Kaity Sheets
I was born and raised in the great state of Illinois, making only one move in my entire life… It was thrilling to move less than a mile away from my old home. I suppose my parents have an affinity for Channahon. During my days running through Channahon neighborhoods, I fell in love with creativity. My creative side has always been strong, finding new ways to express itself every week. Whether it’s music, writing, crafts, painting, photography, creating workout plans, re-doing my room every other day, and more, I have always had a creative idea or two swirling around in my big head. My wonderful husband, Brice, and I got married June 4th, 2022. I’m so ridiculously excited to step into a new season of life. I wonder how many times I will re-do our condo before Brice doesn’t think it’s cute anymore!

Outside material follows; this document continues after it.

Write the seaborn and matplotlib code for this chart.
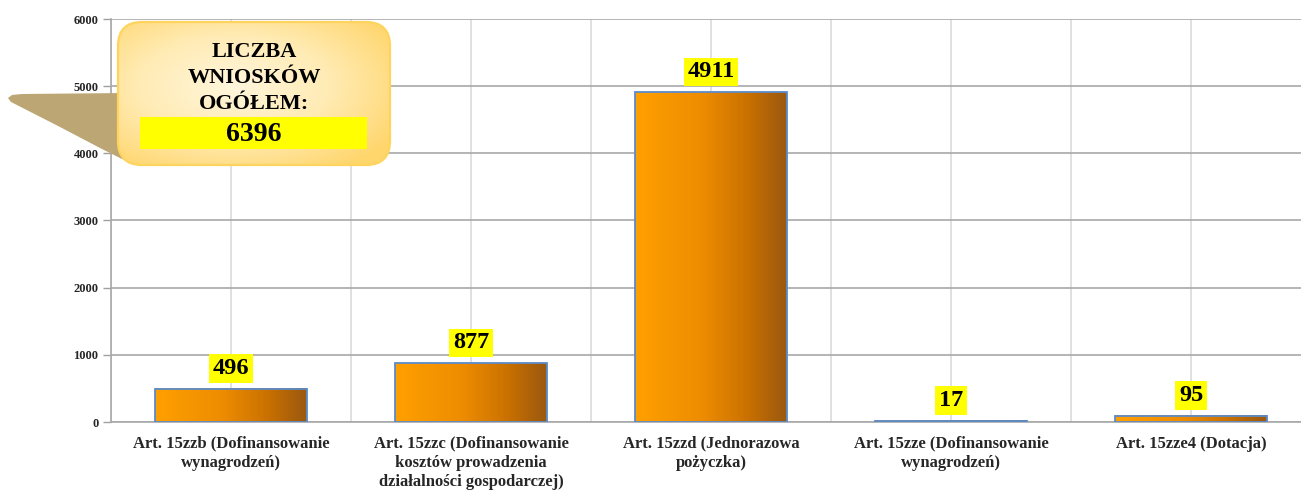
import numpy as np
import pandas as pd
import matplotlib
matplotlib.use("Agg")
import matplotlib.pyplot as plt
import seaborn as sns
from matplotlib.colors import LinearSegmentedColormap
from matplotlib.patches import FancyBboxPatch, Polygon, Rectangle

# --- data -------------------------------------------------------------
categories = [
    "Art. 15zzb (Dofinansowanie\nwynagrodzeń)",
    "Art. 15zzc (Dofinansowanie\nkosztów prowadzenia\ndziałalności gospodarczej)",
    "Art. 15zzd (Jednorazowa\npożyczka)",
    "Art. 15zze (Dofinansowanie\nwynagrodzeń)",
    "Art. 15zze4 (Dotacja)",
]
values = [496, 877, 4911, 17, 95]
y_ticks = [0, 1000, 2000, 3000, 4000, 5000, 6000]
callout_lines = ["LICZBA", "WNIOSKÓW", "OGÓŁEM:"]
total_label = "6396"

# --- style ------------------------------------------------------------
sns.set_theme(style="white")
plt.rcParams["font.family"] = ["Liberation Serif", "DejaVu Serif"]
plt.rcParams["font.weight"] = "bold"

W, H = 1301, 490
fig = plt.figure(figsize=(W / 100, H / 100), dpi=100)
fig.patch.set_facecolor("white")
ax = fig.add_axes([111 / W, 1 - 422 / H, 1200 / W, 403 / H])

df = pd.DataFrame({"kategoria": categories, "wnioski": values})
sns.barplot(data=df, x="kategoria", y="wnioski", ax=ax, width=0.63,
            color="#F39200", edgecolor="#5B8BC9", linewidth=1.3,
            saturation=1, zorder=3)

# horizontal orange -> brown gradient inside every bar
bar_cmap = LinearSegmentedColormap.from_list(
    "bar", [(0.0, "#FFA000"), (0.45, "#EE8C00"), (0.75, "#C87000"), (1.0, "#9A5810")])
grad = np.linspace(0, 1, 256).reshape(1, -1)
for patch in ax.patches:
    x0, w, h = patch.get_x(), patch.get_width(), patch.get_height()
    ax.imshow(grad, extent=[x0, x0 + w, 0, h], aspect="auto", cmap=bar_cmap,
              origin="lower", zorder=3.5, interpolation="bilinear")
    patch.set_facecolor("none")
    patch.set_zorder(4)

ax.set_xlim(-0.5, len(categories) - 0.5)
ax.set_ylim(0, 6000)
ax.set_yticks(y_ticks)
ax.set_yticklabels([str(t) for t in y_ticks], fontsize=9, fontweight="bold")
ax.set_xticks(range(len(categories)))
ax.set_xticklabels(categories, fontsize=12, fontweight="bold", linespacing=1.25)
ax.set_xticks(np.arange(-0.5, len(categories), 1), minor=True)
ax.set_xlabel("")
ax.set_ylabel("")

ax.set_axisbelow(True)
ax.yaxis.grid(True, color="#A8A8A8", linewidth=1.2)
ax.xaxis.grid(True, which="both", color="#DADADA", linewidth=1.2)
ax.tick_params(axis="x", which="major", length=0, pad=10)
ax.tick_params(axis="x", which="minor", length=6, color="#A0A0A0", width=1)
ax.tick_params(axis="y", length=6, color="#A0A0A0", width=1, pad=3, left=True)
for side in ("top", "right"):
    ax.spines[side].set_visible(False)
for side in ("left", "bottom"):
    ax.spines[side].set_color("#A8A8A8")
    ax.spines[side].set_linewidth(1.2)

# value labels on yellow highlight
for i, v in enumerate(values):
    ax.annotate(f"{v}", xy=(i, v), xytext=(0, 7), textcoords="offset points",
                ha="center", va="bottom", fontsize=17.5, fontweight="bold",
                color="black", zorder=6,
                bbox=dict(boxstyle="square,pad=0.15", fc="#FFFF00", ec="none"))

# --- callout with the overall total ------------------------------------
oax = fig.add_axes([0, 0, 1, 1], zorder=10)
oax.set_xlim(0, W)
oax.set_ylim(H, 0)
oax.axis("off")

tail = Polygon([(126, 93), (22, 94), (12, 95), (8, 98), (11, 102),
                (60, 127), (100, 148), (122, 159), (138, 164), (160, 164)],
               closed=True, fc="#BCA774", ec="none", zorder=1)
oax.add_patch(tail)

bx, by, bw, bh = 118, 22, 272, 143
box = FancyBboxPatch((bx, by), bw, bh,
                     boxstyle="round,pad=0,rounding_size=24",
                     fc="none", ec="#FFD45E", lw=1.6, zorder=3)
oax.add_patch(box)
gx = np.linspace(-1, 1, 200)
gy = np.linspace(-1, 1, 120)
GX, GY = np.meshgrid(gx, gy)
radial = np.clip(np.sqrt((GX + 0.15) ** 2 + (GY + 0.1) ** 2) / 1.4, 0, 1)
box_cmap = LinearSegmentedColormap.from_list("box", ["#FFF6DC", "#FFEBB4", "#FFD66C"])
im = oax.imshow(radial, extent=[bx, bx + bw, by + bh, by], cmap=box_cmap,
                aspect="auto", zorder=2, interpolation="bilinear")
im.set_clip_path(box)
oax.set_xlim(0, W)
oax.set_ylim(H, 0)

for k, line in enumerate(callout_lines):
    oax.text(254, 52 + 26 * k, line, ha="center", va="center",
             fontsize=16, fontweight="bold", color="black", zorder=5)
oax.add_patch(Rectangle((140, 117), 227, 32, fc="#FFFF00", ec="none", zorder=4))
oax.text(254, 134, total_label, ha="center", va="center",
         fontsize=20, fontweight="bold", color="black", zorder=5)

fig.savefig("out.png", dpi=100)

In 2017, the Lord changed my life forever. A year prior I had developed an eating disorder. It wreaked havoc on my life and heart. I was so lost in myself, but the Lord gently beckoned me from my self-centered despair. He set my feet upon His firm foundation. Through teaching me who He is and who I am, the Lord brought me from lying down in the muck and mire to dancing for joy up on the pavement. The first time I ever wrote a blog post was in 2017 when the Lord spoke freedom over me from my eating disorder. He used the imagery of a village post-war to help me heal. They had won the war, but the wreckage still needed to be taken care of and cleared away. The Lord used the last 5 years to rebuild my ruins. I stand before Him now, in awe of how He has delicately, graciously, and creatively re-built my ruins into something even more spectacularly beautiful than I ever had before the eating disorder. The Lord has been good to me. My prayer is that the words I write would be in direct glorification of the Lord and they would invite you into a space of healing, honest reflection, redemption, restoration, and joy.
“The Lord will surely comfort Zion and will look with compassion on all her ruins; he will make her deserts like Eden, her wastelands like the garden of the Lord. Joy and gladness will be found in her, thanksgiving and the sound of singing.”